Andrew Boon, City, University of London
In our Meet the Book Author Series, the Journal of Law and Society and the Centre of Law and Society provide first-hand accounts from authors who have recently contributed notable socio-legal books to their respective fields. In this post, we hear from Andrew Boon, who has just published a new book Lawyers and the Rule of Law with Hart Publishing in October 2022.
What is the book about?
Writing the history of lawyers’ engagement with the rule of law involved examining roles rooted in rationality, science, and individualism, products of the European Enlightenment. In the political sphere, these aspirations are manifest in constitutionalism, the desire for a self-regulating society in which ‘the people’ are the source of legitimacy and the rule of law the belief system knitting the whole together. This book examines how lawyers helped create the rule of law society, how they evolved as private practitioners to meet its emerging needs and, in the public sphere, assumed crucial constitutional responsibilities.

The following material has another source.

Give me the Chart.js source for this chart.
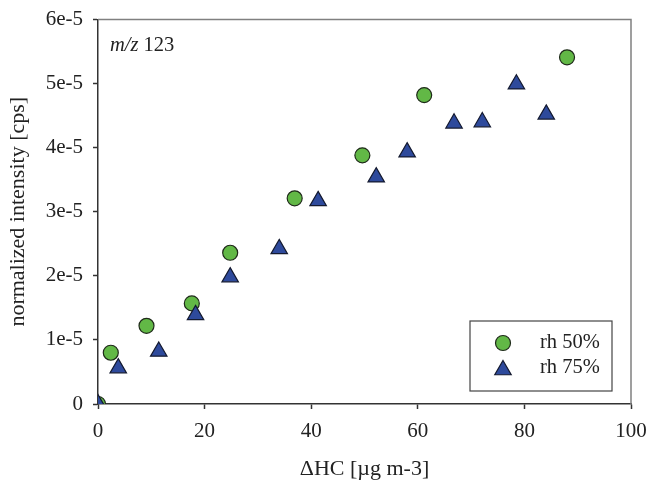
<!DOCTYPE html>
<html>
<head>
<meta charset="utf-8">
<script src="https://cdn.jsdelivr.net/npm/chart.js@4"></script>
<style>
  html, body { margin: 0; padding: 0; background: #fff; }
  #wrap { width: 650px; height: 484px; }
</style>
</head>
<body>
<div id="wrap"><canvas id="chart"></canvas></div>
<script>
// rh 50% (circles)
const rh50X = [0, 2.4, 9.1, 17.6, 24.8, 36.9, 49.6, 61.2, 88.0];
const rh50Y = [0, 0.80e-5, 1.22e-5, 1.57e-5, 2.36e-5, 3.21e-5, 3.88e-5, 4.82e-5, 5.41e-5];
// rh 75% (triangles)
const rh75X = [0, 3.8, 11.4, 18.3, 24.8, 34.0, 41.3, 52.2, 58.0, 66.8, 72.1, 78.5, 84.1];
const rh75Y = [0, 0.56e-5, 0.82e-5, 1.39e-5, 1.98e-5, 2.42e-5, 3.17e-5, 3.54e-5, 3.93e-5, 4.38e-5, 4.40e-5, 4.99e-5, 4.52e-5];

const yTickLabels = ["0", "1e-5", "2e-5", "3e-5", "4e-5", "5e-5", "6e-5"];
const seriesNames = ["rh 50%", "rh 75%"];

const toPoints = (xs, ys) => xs.map((x, i) => ({ x: x, y: ys[i] }));

const serif = "'Liberation Serif', 'Times New Roman', serif";
const axisColor = "#333";

// top/right frame, m/z label and the legend box inside the plot
const extras = {
  id: "extras",
  afterDraw(chart) {
    const ctx = chart.ctx;
    const a = chart.chartArea;
    ctx.save();
    ctx.strokeStyle = "#808080";
    ctx.lineWidth = 1.5;
    ctx.beginPath();
    ctx.moveTo(a.left, a.top);
    ctx.lineTo(a.right, a.top);
    ctx.lineTo(a.right, a.bottom);
    ctx.stroke();

    // m/z 123
    ctx.fillStyle = "#222";
    ctx.textBaseline = "alphabetic";
    ctx.font = "italic 20.5px " + serif;
    ctx.fillText("m/z", a.left + 12, a.top + 31);
    const w = ctx.measureText("m/z ").width;
    ctx.font = "20.5px " + serif;
    ctx.fillText("123", a.left + 12 + w, a.top + 31);

    // legend
    const bx = a.right - 161, by = a.bottom - 83, bw = 142, bh = 70;
    ctx.strokeStyle = "#444";
    ctx.lineWidth = 1.2;
    ctx.strokeRect(bx, by, bw, bh);
    chart.data.datasets.forEach((ds, i) => {
      const cy = by + 22 + i * 25;
      const x = bx + 33;
      ctx.fillStyle = ds.backgroundColor;
      ctx.strokeStyle = ds.borderColor;
      ctx.lineWidth = ds.borderWidth;
      ctx.beginPath();
      if (ds.pointStyle === "triangle") {
        const r = ds.pointRadius, y = cy + 2;
        ctx.moveTo(x, y - r);
        ctx.lineTo(x + r * 0.866, y + r / 2);
        ctx.lineTo(x - r * 0.866, y + r / 2);
        ctx.closePath();
      } else {
        ctx.arc(x, cy, ds.pointRadius, 0, Math.PI * 2);
      }
      ctx.fill();
      ctx.stroke();
      ctx.fillStyle = "#222";
      ctx.font = "20.5px " + serif;
      ctx.textBaseline = "middle";
      ctx.fillText(ds.label, bx + 70, cy);
    });
    ctx.restore();
  }
};

new Chart(document.getElementById("chart"), {
  type: "scatter",
  data: {
    datasets: [
      {
        label: seriesNames[0],
        data: toPoints(rh50X, rh50Y),
        pointStyle: "circle",
        pointRadius: 7.5,
        pointHoverRadius: 7.5,
        backgroundColor: "#62B846",
        borderColor: "#1f2a1a",
        borderWidth: 1.2,
        order: 1,
      },
      {
        label: seriesNames[1],
        data: toPoints(rh75X, rh75Y),
        pointStyle: "triangle",
        pointRadius: 9.5,
        pointHoverRadius: 9.5,
        backgroundColor: "#2E4A9C",
        borderColor: "#141a30",
        borderWidth: 1.2,
        order: 0,
      },
    ],
  },
  options: {
    responsive: true,
    maintainAspectRatio: false,
    animation: false,
    layout: { padding: { top: 19.5, right: 19, left: 0, bottom: 0 } },
    plugins: {
      legend: { display: false },
      tooltip: { enabled: false },
    },
    scales: {
      x: {
        type: "linear",
        min: 0,
        max: 100,
        afterFit: (s) => { s.height = 80; s.paddingLeft = 0; s.paddingRight = 0; },
        ticks: { stepSize: 20, color: "#222", padding: 10, font: { family: serif, size: 21 } },
        grid: { drawOnChartArea: false, drawTicks: true, tickLength: 5, tickColor: axisColor, tickWidth: 1.5 },
        border: { color: axisColor, width: 1.5 },
        title: { display: true, text: "ΔHC [µg m-3]", color: "#222", padding: { bottom: 2 }, font: { family: serif, size: 22 } },
      },
      y: {
        type: "linear",
        min: 0,
        max: 6e-5,
        afterFit: (s) => { s.width = 98; s.paddingTop = 0; s.paddingBottom = 0; },
        ticks: {
          stepSize: 1e-5,
          color: "#222",
          padding: 10,
          font: { family: serif, size: 21 },
          callback: (v, i) => yTickLabels[i],
        },
        grid: { drawOnChartArea: false, drawTicks: true, tickLength: 5, tickColor: axisColor, tickWidth: 1.5 },
        border: { color: axisColor, width: 1.5 },
        title: { display: true, text: "normalized intensity [cps]", color: "#222", padding: { top: 5 }, font: { family: serif, size: 22 } },
      },
    },
  },
  plugins: [extras],
});
</script>
</body>
</html>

While the book focuses on England and Wales, consideration of developments in former colonies, Australia, Canada, New Zealand, and the USA, allows comparison across similar systems with distinct environmental challenges. It addresses the question of whether lawyers’ engagement with the rule of law in constitutional and capitalist systems inevitably take the same form and, if different, how and why.
The book is organised in four Parts. Part I focuses on lawyers’ participation in constitutional government, as judges and government lawyers, Part II on private practice and the formation of legal identities, Part III the development of values, and the impetus to regulate accordingly, and Part IV at challenges posed to lawyers’ relationship to the rule of law caused by de-professionalisation.
Why did I write it?
As an undergraduate I was intrigued by lawyers, a curiosity that made them my main research interest. My motivation for writing this book, at least in terms of ‘real world’ impact, was to document and examine the recent experiment with the regulation of lawyers in England and Wales. This largely occurred because of the triumph of an image of legal professions, popularised by Larson and others, as monopolists and rent seekers. While this portrayal was often accurate, it ignored the importance of lawyers and legal professions in supporting the rule of law. Developments in England and Wales were driven by a view of professionalism as redundant, overtaken by modernisation and technology, an inevitable victim of what one noted judge described as ‘consumer fundamentalism’.
Academics interested in this field have often adopted a state narrative that downplays the importance of legal professions in civil society, an indifference which has contributed to de-professionalisation, increasing corporatocracy, and quasi state regulation. The marginalisation of the original legal professions is often taken as a model for other jurisdictions. It seemed particularly important to articulate the case against this trend: to document, analyse, and explain the importance of the rule of law in the neoliberal state. The contemporary context, the emergence of Populism in leading Western democracies and the erosion of constitutional conventions, highlights the need to strengthen rather than weaken lawyers’ roles.
What was my research strategy?
My research questions involved identifying the role of judges, government lawyers, and private practice lawyers developed in relation to the rule of law, how they balanced the demands of individuality and legality, and whether in the changed conditions of modern society alternative ways of supporting the rule of law were necessary. This involved three different approaches, the first an historical analysis, the second an analysis of regulation and the third an analysis of the contemporary context. The material for these approaches differed.
For the first approach, my task was to expose the links between Enlightenment thinking and modern lawyers. This involved an historical analysis (Parts I and II) contextualising the role lawyers and legal professions played in creating constitutionalism, the concepts underpinning individual rights, and the norms characterising societies under the rule of law. Some aspects of this story, such as the emergence of the adversary system, are well documented, others less so. Certain events have mythical status, for example, the trial and execution of Charles I or the Nuremberg Trials. These are foundational, symbolic, or provide a means of accessing thinking at the time they occurred.
The second element was an analysis of regulation (Part III). Describing the regulatory process in the core jurisdictions extends the historical account, but the codes of conduct produced by their legal professions are compared in terms of their contribution to the duties of representation and legality, both critical aspects of the rule of law. The final part of the book highlights the constitutional weaknesses exposed by neoliberalism, populism, and the polarisation of politics. It considers contemporary threats to the rule of law, concluding by examining Brexit and the insurrection by supporters of Donald Trump in January 2021. The materials for this part, both theoretical and factual, were more contemporary and often journalistic.
The book differs from the many excellent sources examining the philosophical underpinning of the rule of law because it offers an empirical examination of the rationale for the legal role and its translation into values, norms, and regulation. While no such account could be exhaustive, I have attempted to distinguish others by providing a broad context and a wide overview and analysis. In the Epilogue I suggest that the role of lawyers in supporting the rule of law needs to be recognised and strengthened across the range of legal roles in which it is manifest.